What follows are some techniques you can use to increase your subscription rate, listed in order of effectiveness.
Advertising
- Banner Ads
- Create a 468x60 pixel table banner ad with both text and html checkboxes to sign up users to your newsletters. Put the ad in rotation at your site or partner sites. Use outrageous colors, and animation where possible.
- Multiple Newsletter Ads
- Create some 468x60 pixel table banner ads for all your text or html newsletters, where you can sign up to six newsletters at a time. If your company has more than six newsletters you could merge randomly generated newsletter checkboxes into one table ad and merge this text file into your front page, which you can send out automatically as your HTML newsletter (what we do at WebRef).
- SWAP Text Ads
- By swapping text ads with similar newsletters you can quickly cross promote to a different user base at no cost. We've done this to good effect inside and outside internet.com. You can use both newsletters' subscriber bases to calculate a fair trade (2 for 1 etc.).

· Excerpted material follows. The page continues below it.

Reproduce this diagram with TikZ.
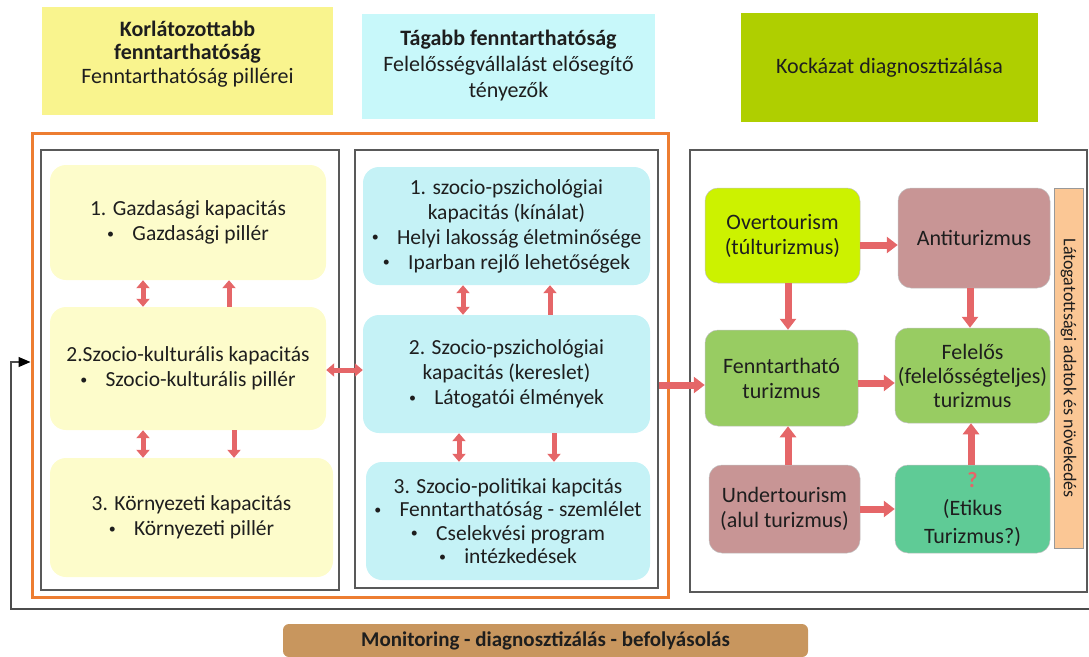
\documentclass[tikz,border=0pt]{standalone}
\usepackage{fontspec}
\setmainfont{Carlito}
\usetikzlibrary{arrows.meta,calc}
\definecolor{topyel}{HTML}{F9F48E}
\definecolor{topcyan}{HTML}{C8F8FA}
\definecolor{topgreen}{HTML}{AFCF00}
\definecolor{lyel}{HTML}{FDFCCB}
\definecolor{lcyan}{HTML}{C5F2F6}
\definecolor{pinkred}{HTML}{E56668}
\definecolor{overg}{HTML}{CCF200}
\definecolor{rose}{HTML}{C89595}
\definecolor{sgreen}{HTML}{98CC62}
\definecolor{etik}{HTML}{5FCB96}
\definecolor{peach}{HTML}{FBC795}
\definecolor{tan}{HTML}{C8965E}
\definecolor{orangef}{HTML}{ED7D31}
\definecolor{txt}{HTML}{1E1E1E}
\newcommand{\bul}{\raisebox{0.12em}{\fontsize{14}{14}\selectfont\textbullet}\hspace{0.85em}}
\tikzset{
  every node/.style={text=txt},
  topbox/.style={inner sep=0pt, align=center, font=\fontsize{22}{24}\selectfont},
  ybox/.style={fill=lyel, rounded corners=16pt, inner sep=0pt, align=center, font=\fontsize{21.5}{25}\selectfont},
  cbox/.style={fill=lcyan, rounded corners=16pt, inner sep=0pt, align=center, font=\fontsize{21.5}{25}\selectfont},
  rbox/.style={rounded corners=13pt, inner sep=0pt, align=center, font=\fontsize{22}{25}\selectfont, draw=black!25, line width=0.5pt},
  frame/.style={draw=black!65, line width=1.1pt, inner sep=0pt},
  parr/.style={draw=pinkred, line width=5pt, -{Triangle[width=13pt,length=8pt]}},
  pdarr/.style={draw=pinkred, line width=5pt, {Triangle[width=13pt,length=8pt]}-{Triangle[width=13pt,length=8pt]}},
  rarr/.style={draw=pinkred, line width=7pt, -{Triangle[width=16pt,length=11pt]}},
  fb/.style={draw=black!70, line width=1.1pt},
}
\begin{document}
\begin{tikzpicture}[x=1pt,y=-1pt]
\useasboundingbox (0,0) rectangle (1089,656);
% top headers
\node[topbox, fill=topyel, minimum width=291pt, minimum height=108pt] (T1) at (187.5,61) {};
\node[topbox, font=\fontsize{22}{23.5}\selectfont] (T1t) at (187.5,54)
  {\textbf{Korlátozottabb}\\ \textbf{fenntarthatóság}\\ Fenntarthatóság pillérei};
\node[topbox, fill=topcyan, minimum width=293pt, minimum height=105pt, font=\fontsize{22}{26}\selectfont] (T2) at (508.5,66)
  {\textbf{Tágabb fenntarthatóság}\\ Felelősségvállalást elősegítő\\ tényezők};
\node[topbox, fill=topgreen, minimum width=297pt, minimum height=109pt] (T3) at (889.5,67.5)
  {Kockázat diagnosztizálása};
% frames
\node[frame, minimum width=298pt, minimum height=440pt] (LF) at (190,370) {};
\node[frame, minimum width=303pt, minimum height=438pt] (MF) at (506.5,369) {};
\node[frame, minimum width=397pt, minimum height=442pt] (RF) at (888.5,371) {};
\node[draw=orangef, line width=3pt, inner sep=0pt, minimum width=636pt, minimum height=464pt] (OR) at (350,365) {};
% left column
\node[ybox, minimum width=276pt, minimum height=115pt] (L1) at (188,222.5)
  {1. Gazdasági kapacitás\\ \bul Gazdasági pillér};
\node[ybox, minimum width=276pt, minimum height=123pt] (L2) at (188,368.5)
  {2.Szocio-kulturális kapacitás\\ \bul Szocio-kulturális pillér};
\node[ybox, minimum width=283pt, minimum height=119pt] (L3) at (191.5,517.5)
  {3. Környezeti kapacitás\\ \bul Környezeti pillér};
% middle column
\node[cbox, minimum width=287pt, minimum height=118pt] (M1) at (506.5,226)
  {1. szocio-pszichológiai\\ kapacitás (kínálat)\\ \bul Helyi lakosság életminősége\\ \bul Iparban rejlő lehetőségek};
\node[cbox, minimum width=287pt, minimum height=118pt] (M2) at (506.5,374)
  {2. Szocio-pszichológiai\\ kapacitás (kereslet)\\ \bul Látogatói élmények};
\node[cbox, minimum width=284pt, minimum height=118pt, font=\fontsize{21.5}{23.5}\selectfont] (M3) at (508,521)
  {3. Szocio-politikai kapcitás\\ \bul Fenntarthatóság - szemlélet\\ \bul Cselekvési program\\ \bul intézkedések};
% right column
\node[rbox, fill=overg, minimum width=155pt, minimum height=95pt] (OV) at (782.5,235.5)
  {Overtourism\\ (túlturizmus)};
\node[rbox, fill=rose, minimum width=152pt, minimum height=100pt] (AN) at (974,238)
  {Antiturizmus};
\node[rbox, fill=sgreen, minimum width=153pt, minimum height=96pt] (FE) at (781.5,378)
  {Fenntartható\\ turizmus};
\node[rbox, fill=sgreen, minimum width=155pt, minimum height=95pt, font=\fontsize{22}{24}\selectfont] (FL) at (972.5,375.5)
  {Felelős\\ (felelősségteljes)\\ turizmus};
\node[rbox, fill=rose, minimum width=151pt, minimum height=88pt] (UN) at (784.5,509)
  {Undertourism\\ (alul turizmus)};
\node[rbox, fill=etik, minimum width=155pt, minimum height=88pt, font=\fontsize{22}{28}\selectfont] (ET) at (972.5,509)
  {{\color{pinkred}\textbf{?}}\\ (Etikus\\ Turizmus?)};
\node[draw=black!40, line width=0.6pt, fill=peach, rotate=-90, inner sep=0pt, minimum width=360pt, minimum height=29pt, font=\fontsize{18}{20}\selectfont] (VB) at (1068.5,368)
  {Látogatottsági adatok és növekedés};
% bottom
\node[fill=tan, rounded corners=6pt, inner sep=0pt, minimum width=525pt, minimum height=33pt, font=\bfseries\fontsize{21}{22}\selectfont] (MON) at (545.5,640.5)
  {Monitoring - diagnosztizálás - befolyásolás};
% left arrows
\draw[pdarr] ([xshift=-45pt]L1.south) -- ([xshift=-45pt]L1.south |- L2.north);
\draw[parr] ([xshift=41pt]L1.south |- L2.north) -- ([xshift=41pt]L1.south);
\draw[pdarr] ([xshift=-45pt]L2.south) -- ([xshift=-45pt]L2.south |- L3.north);
\draw[parr] ([xshift=46pt]L2.south) -- ([xshift=46pt]L2.south |- L3.north);
% middle arrows
\draw[pdarr] ([xshift=-43.5pt]M1.south) -- ([xshift=-43.5pt]M1.south |- M2.north);
\draw[parr] ([xshift=43.5pt]M1.south |- M2.north) -- ([xshift=43.5pt]M1.south);
\draw[pdarr] ([xshift=-47.5pt]M2.south) -- ([xshift=-47.5pt]M2.south |- M3.north);
\draw[parr] ([xshift=47.5pt]M2.south) -- ([xshift=47.5pt]M2.south |- M3.north);
% cross arrows
\draw[pdarr] ([yshift=-1.5pt]L2.east) -- ([yshift=-1.5pt]L2.east -| M2.west);
\draw[rarr] ([yshift=-7pt]FE.west -| MF.east) -- ([yshift=-7pt]FE.west);
% right arrows
\draw[rarr] ([yshift=-9.5pt]OV.east) -- ([yshift=-9.5pt]OV.east -| AN.west);
\draw[rarr] ([xshift=5.5pt]OV.south) -- ([xshift=5.5pt]OV.south |- FE.north);
\draw[rarr] ([xshift=-4pt]AN.south) -- ([xshift=-4pt]AN.south |- FL.north);
\draw[rarr] ([yshift=-5pt]FE.east) -- ([yshift=-5pt]FE.east -| FL.west);
\draw[rarr] ([xshift=3.5pt]UN.north) -- ([xshift=3.5pt]UN.north |- FE.south);
\draw[rarr] (UN.east) -- (UN.east -| ET.west);
\draw[rarr] ([xshift=-1.5pt]ET.north) -- ([xshift=-1.5pt]ET.north |- FL.south);
% feedback loop
\coordinate (fbR) at (1089,609);
\coordinate (fbL) at (11,609);
\draw[fb, -{Triangle[width=10pt,length=12pt,color=black]}] (fbR) -- (fbL) |- ([yshift=3pt]OR.west);
\end{tikzpicture}
\end{document}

- Minimize Steps to Subscribe
- In all advertising, require the least number of steps to subscribe, preferably using subscribe@yourdomain.com in a mailto: or an easy to use form. Each click loses at least 50% of your readers. So in a text ad, include a live subscribe address right in the ad to minimize the steps required by the user. Example:
+----------------------------------------------------------------+
WebReference.com-The Webmaster's Reference Library FREE NEWSLETTER
just email <mailto:subscribe@webreference.com/> Your one-stop Web
dev resource...9-time Winner PC Mag's Top 100...Daily how-tos on
JavaScript, DHTML, HTML, Design, 3-D/VRML, E-Commerce, Perl...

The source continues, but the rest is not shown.